_Exercise instructions_: Exactly retype the lines from the top of the data through the line containing "import plotly.graph_objects as go", leaving out every picture.

──────── Data excerpt

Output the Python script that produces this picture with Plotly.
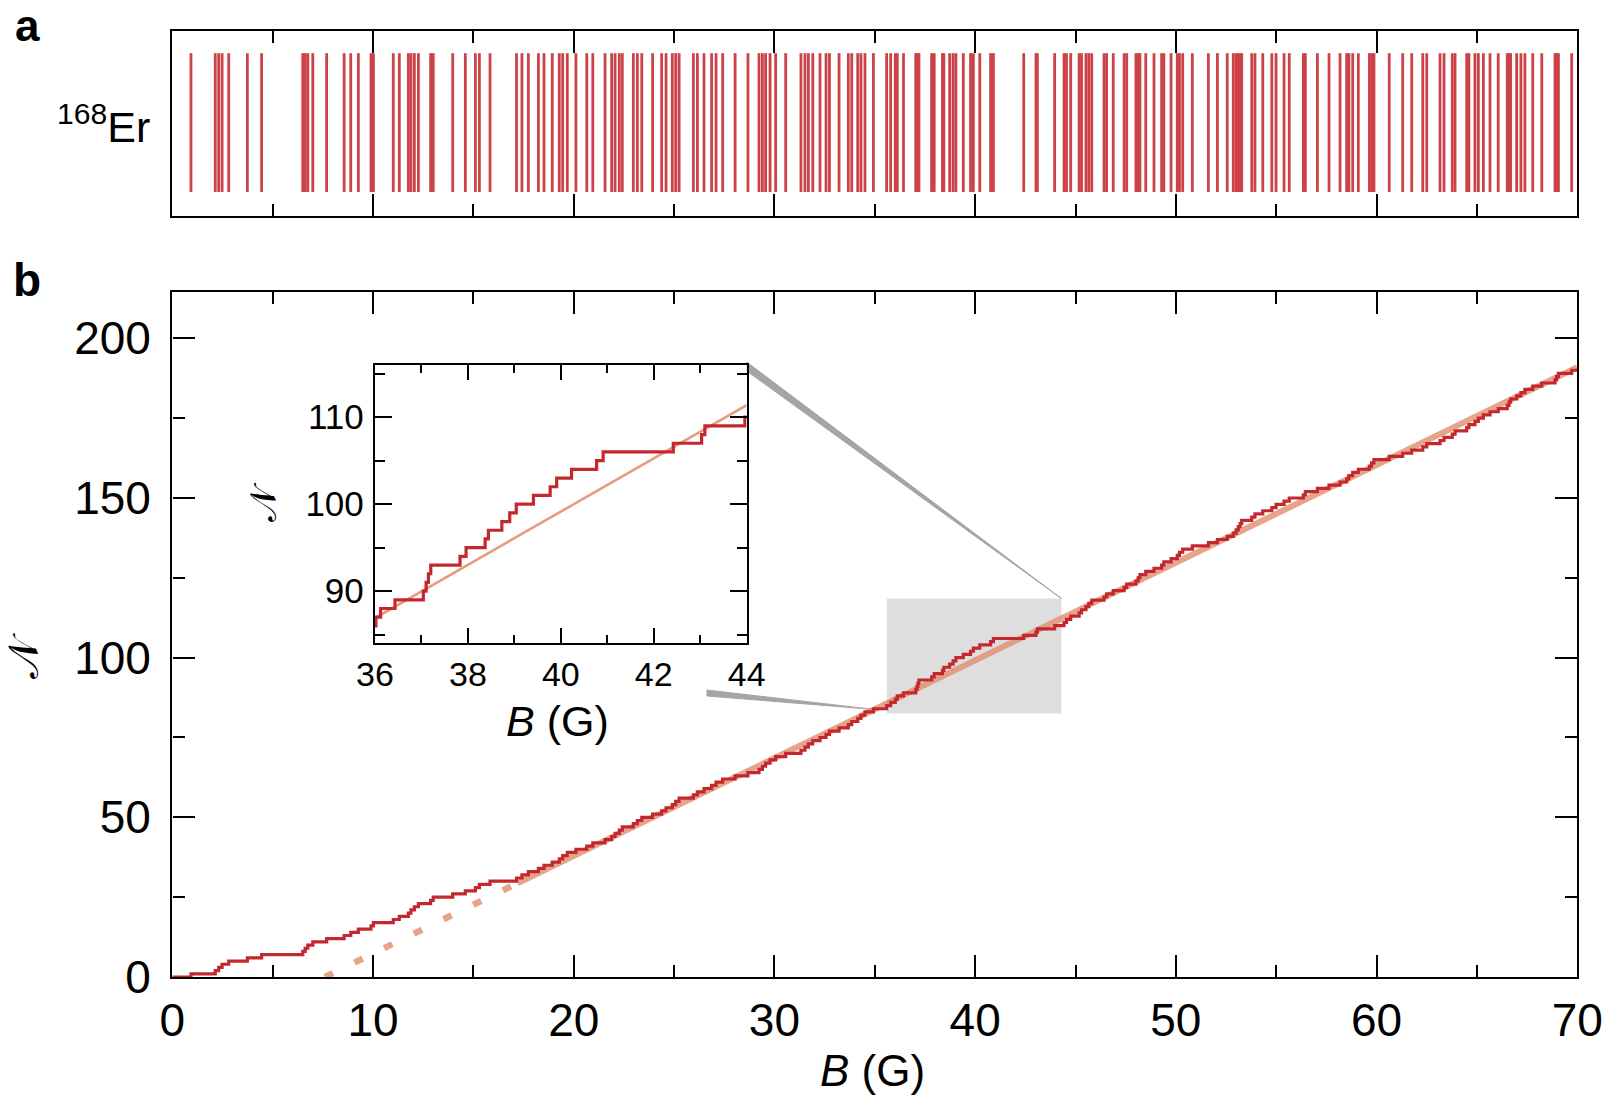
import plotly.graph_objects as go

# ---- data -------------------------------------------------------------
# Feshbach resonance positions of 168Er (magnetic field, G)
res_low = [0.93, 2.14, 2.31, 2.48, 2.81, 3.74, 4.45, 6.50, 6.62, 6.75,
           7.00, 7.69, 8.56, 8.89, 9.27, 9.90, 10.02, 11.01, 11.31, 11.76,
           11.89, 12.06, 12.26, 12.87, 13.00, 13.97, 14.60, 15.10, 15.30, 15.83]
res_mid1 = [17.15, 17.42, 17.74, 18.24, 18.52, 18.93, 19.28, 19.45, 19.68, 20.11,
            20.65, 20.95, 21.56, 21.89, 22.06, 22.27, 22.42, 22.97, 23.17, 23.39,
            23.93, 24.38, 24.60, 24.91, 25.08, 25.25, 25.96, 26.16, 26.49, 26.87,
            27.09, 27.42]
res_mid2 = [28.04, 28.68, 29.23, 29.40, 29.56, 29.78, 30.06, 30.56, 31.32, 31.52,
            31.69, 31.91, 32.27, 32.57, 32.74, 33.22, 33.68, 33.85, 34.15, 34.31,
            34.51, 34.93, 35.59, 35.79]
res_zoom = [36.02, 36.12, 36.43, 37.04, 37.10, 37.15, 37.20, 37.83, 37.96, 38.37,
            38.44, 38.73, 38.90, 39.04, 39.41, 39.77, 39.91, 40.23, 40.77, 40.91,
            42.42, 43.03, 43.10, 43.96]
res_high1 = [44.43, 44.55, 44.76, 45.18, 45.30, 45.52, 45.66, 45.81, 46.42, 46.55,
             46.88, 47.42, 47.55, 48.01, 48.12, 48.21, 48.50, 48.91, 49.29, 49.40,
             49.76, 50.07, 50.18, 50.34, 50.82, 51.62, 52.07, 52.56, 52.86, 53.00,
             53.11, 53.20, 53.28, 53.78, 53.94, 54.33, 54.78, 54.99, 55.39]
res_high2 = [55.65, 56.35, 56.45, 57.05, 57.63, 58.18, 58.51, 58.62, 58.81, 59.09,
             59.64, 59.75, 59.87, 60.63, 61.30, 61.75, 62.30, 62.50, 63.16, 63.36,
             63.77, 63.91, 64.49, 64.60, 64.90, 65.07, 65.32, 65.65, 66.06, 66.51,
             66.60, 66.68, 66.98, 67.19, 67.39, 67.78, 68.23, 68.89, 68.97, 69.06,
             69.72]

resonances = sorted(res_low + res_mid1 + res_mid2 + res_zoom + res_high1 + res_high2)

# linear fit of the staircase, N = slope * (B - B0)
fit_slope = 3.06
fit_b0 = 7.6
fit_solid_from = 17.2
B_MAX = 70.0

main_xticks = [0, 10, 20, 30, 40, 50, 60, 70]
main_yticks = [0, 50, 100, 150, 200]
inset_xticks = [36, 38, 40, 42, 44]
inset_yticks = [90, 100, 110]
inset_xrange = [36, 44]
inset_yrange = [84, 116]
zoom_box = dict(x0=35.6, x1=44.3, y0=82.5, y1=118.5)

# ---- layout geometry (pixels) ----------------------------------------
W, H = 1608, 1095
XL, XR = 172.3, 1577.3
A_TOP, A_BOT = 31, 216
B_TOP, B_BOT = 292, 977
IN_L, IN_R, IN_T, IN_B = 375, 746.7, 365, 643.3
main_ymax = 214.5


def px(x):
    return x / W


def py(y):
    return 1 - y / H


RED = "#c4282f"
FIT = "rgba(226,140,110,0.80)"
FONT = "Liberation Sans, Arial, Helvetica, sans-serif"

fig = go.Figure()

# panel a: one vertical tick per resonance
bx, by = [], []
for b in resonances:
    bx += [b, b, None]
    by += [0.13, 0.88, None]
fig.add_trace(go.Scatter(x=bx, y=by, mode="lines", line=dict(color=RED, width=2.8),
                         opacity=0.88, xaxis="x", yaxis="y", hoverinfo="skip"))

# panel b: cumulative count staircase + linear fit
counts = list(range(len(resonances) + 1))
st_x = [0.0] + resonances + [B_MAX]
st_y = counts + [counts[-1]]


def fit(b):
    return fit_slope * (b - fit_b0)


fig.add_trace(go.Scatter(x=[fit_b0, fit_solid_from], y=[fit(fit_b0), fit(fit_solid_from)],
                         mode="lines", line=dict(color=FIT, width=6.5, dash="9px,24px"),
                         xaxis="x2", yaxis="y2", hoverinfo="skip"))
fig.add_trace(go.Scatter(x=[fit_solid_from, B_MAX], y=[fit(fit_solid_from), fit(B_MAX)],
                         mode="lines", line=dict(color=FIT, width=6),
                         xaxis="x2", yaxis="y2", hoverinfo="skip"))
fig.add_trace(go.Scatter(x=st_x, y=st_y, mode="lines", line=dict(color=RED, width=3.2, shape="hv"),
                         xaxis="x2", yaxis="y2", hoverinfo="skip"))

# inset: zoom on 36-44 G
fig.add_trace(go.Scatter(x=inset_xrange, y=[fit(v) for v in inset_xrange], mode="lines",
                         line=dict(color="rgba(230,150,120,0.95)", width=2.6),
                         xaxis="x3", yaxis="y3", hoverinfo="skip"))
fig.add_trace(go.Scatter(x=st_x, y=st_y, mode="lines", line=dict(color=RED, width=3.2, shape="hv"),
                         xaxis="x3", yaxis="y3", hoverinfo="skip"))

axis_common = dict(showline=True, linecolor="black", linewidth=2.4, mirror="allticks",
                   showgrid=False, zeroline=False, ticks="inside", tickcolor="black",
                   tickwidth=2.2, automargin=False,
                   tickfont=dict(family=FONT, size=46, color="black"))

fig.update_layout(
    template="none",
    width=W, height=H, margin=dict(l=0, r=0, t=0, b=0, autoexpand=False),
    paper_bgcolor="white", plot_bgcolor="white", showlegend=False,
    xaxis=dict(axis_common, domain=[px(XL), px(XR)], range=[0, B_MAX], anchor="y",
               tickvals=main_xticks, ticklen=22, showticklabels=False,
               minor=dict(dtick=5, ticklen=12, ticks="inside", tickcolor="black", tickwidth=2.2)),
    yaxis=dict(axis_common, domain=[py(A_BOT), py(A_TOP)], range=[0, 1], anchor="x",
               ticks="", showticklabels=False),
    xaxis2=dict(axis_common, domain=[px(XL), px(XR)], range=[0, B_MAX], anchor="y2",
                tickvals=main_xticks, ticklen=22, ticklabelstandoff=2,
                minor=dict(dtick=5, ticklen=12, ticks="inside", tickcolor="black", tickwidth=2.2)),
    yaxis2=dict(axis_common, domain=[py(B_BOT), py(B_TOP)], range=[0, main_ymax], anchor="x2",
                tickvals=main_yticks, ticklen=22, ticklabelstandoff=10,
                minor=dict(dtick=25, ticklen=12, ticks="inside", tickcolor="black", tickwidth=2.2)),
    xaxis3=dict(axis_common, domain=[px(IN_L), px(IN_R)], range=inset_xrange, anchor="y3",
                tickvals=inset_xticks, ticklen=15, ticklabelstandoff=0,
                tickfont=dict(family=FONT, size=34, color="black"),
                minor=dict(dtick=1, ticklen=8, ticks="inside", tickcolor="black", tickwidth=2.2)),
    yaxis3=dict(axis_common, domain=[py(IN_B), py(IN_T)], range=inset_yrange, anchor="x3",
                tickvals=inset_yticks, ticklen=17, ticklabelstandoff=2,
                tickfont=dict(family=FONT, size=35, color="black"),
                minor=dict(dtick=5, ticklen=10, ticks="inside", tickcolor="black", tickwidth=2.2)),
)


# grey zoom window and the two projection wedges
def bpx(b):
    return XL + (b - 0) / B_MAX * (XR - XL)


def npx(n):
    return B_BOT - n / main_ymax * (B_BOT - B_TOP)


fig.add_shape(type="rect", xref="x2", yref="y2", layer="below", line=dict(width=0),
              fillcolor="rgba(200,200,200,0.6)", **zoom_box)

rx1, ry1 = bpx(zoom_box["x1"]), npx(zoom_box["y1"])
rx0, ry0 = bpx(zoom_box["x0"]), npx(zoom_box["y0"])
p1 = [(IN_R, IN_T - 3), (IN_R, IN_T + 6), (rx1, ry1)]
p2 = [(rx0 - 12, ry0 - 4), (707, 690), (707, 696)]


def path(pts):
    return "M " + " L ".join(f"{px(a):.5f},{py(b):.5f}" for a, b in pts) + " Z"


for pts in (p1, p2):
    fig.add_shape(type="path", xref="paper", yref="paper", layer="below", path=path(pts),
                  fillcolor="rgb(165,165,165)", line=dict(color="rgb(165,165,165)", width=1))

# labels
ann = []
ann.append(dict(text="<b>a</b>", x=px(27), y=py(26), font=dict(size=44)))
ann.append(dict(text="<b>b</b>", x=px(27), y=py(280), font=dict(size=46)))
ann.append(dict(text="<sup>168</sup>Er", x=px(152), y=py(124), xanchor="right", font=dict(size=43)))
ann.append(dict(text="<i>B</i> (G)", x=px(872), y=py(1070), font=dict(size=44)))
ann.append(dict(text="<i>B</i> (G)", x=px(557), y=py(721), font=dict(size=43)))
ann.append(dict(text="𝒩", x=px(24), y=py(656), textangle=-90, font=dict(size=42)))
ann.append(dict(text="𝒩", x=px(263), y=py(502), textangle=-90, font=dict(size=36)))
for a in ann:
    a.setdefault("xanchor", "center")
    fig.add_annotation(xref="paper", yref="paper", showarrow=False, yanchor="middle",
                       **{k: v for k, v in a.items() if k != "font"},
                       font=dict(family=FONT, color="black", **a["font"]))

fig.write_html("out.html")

────────────────

_Exercise result_:
Output the Python script that produces this picture with Plotly.
import plotly.graph_objects as go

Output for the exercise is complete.